3. The credit union employees, principally relying upon a broad interpretation of Cleveland Bd. of Ed. v. Loudermill, 470 U. S. 532 (105 SC 1487, 84 LE2d 494) (1985), contend that they were vested with property rights in their employment pursuant to various provisions of the Federal Credit Union Act and therefore have a right of action for wrongful termination under Georgia law. We disagree.
As determined in Brand, supra, the credit union employees had no express or implied private right of action under the Federal Credit Union Act. If the Federal Credit Union Act had created any form of property right in their employment, the employees' termination should have resulted in a cause of action arising under the Act.
Since the credit union was not a public agency and since the credit union employees were not public employees under Georgia law, the employees cannot claim a public employee exception to the employment at-will statute.
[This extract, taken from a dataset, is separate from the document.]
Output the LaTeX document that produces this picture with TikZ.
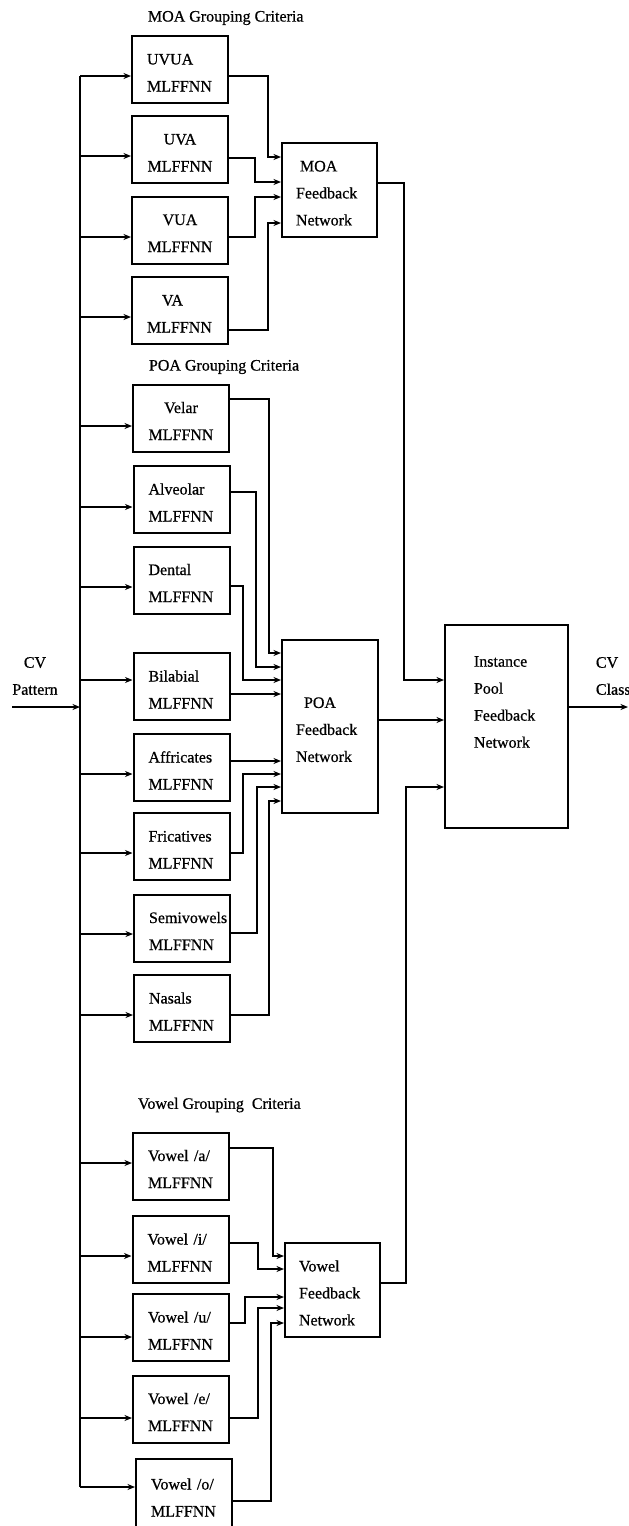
\documentclass[tikz,border=0pt]{standalone}
\usepackage{fontspec}
\setmainfont{Liberation Serif}[FakeBold=0.6]
\usetikzlibrary{arrows.meta}
\begin{document}
\begin{tikzpicture}[x=1pt,y=-1pt,
  line width=1.9pt,
  arr/.style={-{Stealth[length=7.5pt,width=6pt]}},
  txt/.style={font=\fontsize{16}{27}\selectfont, inner sep=0pt},
  mbox/.style={draw, line width=2pt, minimum width=96pt, minimum height=67pt,
    text width=66pt, inner xsep=15pt, inner ysep=0pt,
    font=\fontsize{16}{27}\selectfont, align=left,
    execute at begin node={\rule{0pt}{17pt}}},
  fbox/.style={draw, line width=2pt, inner xsep=14pt, inner ysep=0pt,
    font=\fontsize{16}{27}\selectfont, align=left,
    execute at begin node={\rule{0pt}{17pt}}}
]
\fill[white] (0,0) rectangle (629,1526);
\useasboundingbox (0,0) rectangle (629,1526);

% group labels
\node[txt, anchor=west] (moalbl) at (147,18) {MOA Grouping Criteria};
\node[txt, anchor=west] (poalbl) at (148,367) {POA Grouping Criteria};
\node[txt, anchor=west] (vowlbl) at (137,1105) {Vowel Grouping\hspace{4pt} Criteria};

% MLFFNN boxes
\node[mbox] (uvua) at (180,69.5) {UVUA\\MLFFNN};
\node[mbox, align=center] (uva) at (180,149.5) {UVA\\MLFFNN};
\node[mbox, align=center] (vua) at (180,230) {VUA\\MLFFNN};
\node[mbox] (va) at (180,310.5) {\hspace*{15pt}VA\\MLFFNN};
\node[mbox, align=center] (velar) at (181,418) {Velar\\MLFFNN};
\node[mbox] (alveolar) at (181.5,499.5) {Alveolar\\MLFFNN};
\node[mbox] (dental) at (181.5,580) {Dental\\MLFFNN};
\node[mbox] (bilabial) at (181.5,686.5) {Bilabial\\MLFFNN};
\node[mbox] (affricates) at (181.5,767.5) {Affricates\\MLFFNN};
\node[mbox] (fricatives) at (181.5,846.5) {Fricatives\\MLFFNN};
\node[mbox] (semivowels) at (182,928) {Semivowels\\MLFFNN};
\node[mbox] (nasals) at (182,1008.5) {Nasals\\MLFFNN};
\node[mbox] (vowa) at (181,1166) {Vowel /a/\\MLFFNN};
\node[mbox] (vowi) at (180.5,1249.5) {Vowel /i/\\MLFFNN};
\node[mbox] (vowu) at (181,1327.5) {Vowel /u/\\MLFFNN};
\node[mbox] (vowe) at (181,1409) {Vowel /e/\\MLFFNN};
\node[mbox, minimum height=71pt] (vowo) at (184,1494.5) {Vowel /o/\\MLFFNN};

% feedback networks
\node[fbox, minimum width=95pt, minimum height=94pt, text width=67pt] (moa) at (329.5,190)
  {\hspace*{4pt}MOA\\Feedback\\Network};
\node[fbox, minimum width=96pt, minimum height=173pt, text width=68pt] (poa) at (330,726.5)
  {\hspace*{8pt}POA\\Feedback\\Network};
\node[fbox, minimum width=95pt, minimum height=94pt, text width=67pt] (vfb) at (332.5,1290)
  {Vowel\\Feedback\\Network};
\node[draw, line width=2pt, minimum width=123pt, minimum height=203pt] (ipool) at (506.5,726.5) {};
\node[txt, anchor=west, align=left] (iptext) at (473,702) {Instance\\Pool\\Feedback\\Network};

% input / output labels
\node[txt, align=center] (cvin) at (35,676) {CV\\Pattern};
\node[txt, anchor=west, align=left] (cvout) at (595,676) {CV\\Class};

% bus
\coordinate (bustop) at (80,76);
\coordinate (busbot) at (80,1487);
\coordinate (instart) at (12,707);
\coordinate (outend) at (628,707);
\draw (bustop) -- (busbot);
\draw[arr] (instart) -- (bustop |- instart);

\foreach \n/\y in {uvua/76, uva/156, vua/237, va/317, velar/426, alveolar/507,
  dental/587, bilabial/680, affricates/774, fricatives/853, semivowels/934,
  nasals/1015, vowa/1163, vowi/1256, vowu/1337, vowe/1418, vowo/1487}
  \draw[arr] (bustop |- 0,\y) -- (\n.west |- 0,\y);

\foreach \n/\yo/\xm/\yi/\t in {uvua/76/268/157/moa, uva/158/255/182/moa,
  vua/237/255/197/moa, va/330/268/223/moa,
  velar/399/269/653/poa, alveolar/492/256/667/poa, dental/586/243/680/poa,
  fricatives/853/243/774/poa, semivowels/933/257/787/poa, nasals/1015/269/801/poa,
  vowa/1148/273/1256/vfb, vowi/1243/258/1269/vfb, vowu/1323/245/1297/vfb,
  vowe/1418/258/1308/vfb, vowo/1501/271/1323/vfb}
  \draw[arr] (\n.east |- 0,\yo) -| (\xm,\yi) -- (\t.west |- 0,\yi);

\draw[arr] (bilabial.east |- 0,694) -- (poa.west |- 0,694);
\draw[arr] (affricates.east |- 0,761) -- (poa.west |- 0,761);

\draw[arr] (moa.east |- 0,183) -| (404,680) -- (ipool.west |- 0,680);
\draw[arr] (poa.east |- 0,720) -- (ipool.west |- 0,720);
\draw[arr] (vfb.east |- 0,1283) -| (406,787) -- (ipool.west |- 0,787);
\draw[arr] (ipool.east |- outend) -- (outend);
\end{tikzpicture}
\end{document}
Moreover, mere status as a public employee would not, standing alone, support the granting of a public policy exception. Compare Maxwell, supra at 707 (1), where a public employee was found to have a sufficient property right in his employment because he could only be terminated for good cause.
Loudermill, supra at 538, held that property interests are not created by the Constitution but are created and their dimensions are defined " 'by existing rules [and] understandings that stem from an independent source such as state law.' " This holding is silent regarding whether a provision of the Federal Credit Union Act could constitute "an independent source" creating a property right in private sector employment which, although insufficient to give rise to an express or implied right of action under the Act, could give rise to a state cause of action for wrongful termination. However, in Warren v. Crawford, 927 F2d 559, 562 (3) (11th Cir. 1991), it was held: "The Fourteenth Amendment protects against the government's deprivation of liberty or property without procedural due process. [Cit.] State law determines whether a public employee has a property interest in his or her job. [Cit.]" (Emphasis supplied.) If state law determines whether a public employee has a property interest in his or her employment, it also will be determinative whether a private sector employee has a property interest. Under existing Georgia law, there is no public policy exception to OCGA § 34-7-1 in favor of the credit union employees. Finally, we note that Loudermill, relied upon by appellees, is distinguishable on its facts; Loudermill was classified as a civil servant under Ohio law and by state statute could only be terminated for cause.
Decided September 17, 1998
Reconsideration denied September 25, 1998
Jackson, Lewis, Schnitzler & Krupman, Dion Y. Kohler, Mary E. Sharp, for appellants.
Sell & Melton, Joseph W. Popper, Jr., Kevin T. Brown, for appellees.
Judgment reversed.
Smith, J, and Senior Appellate Judge Harold R. Banke concur.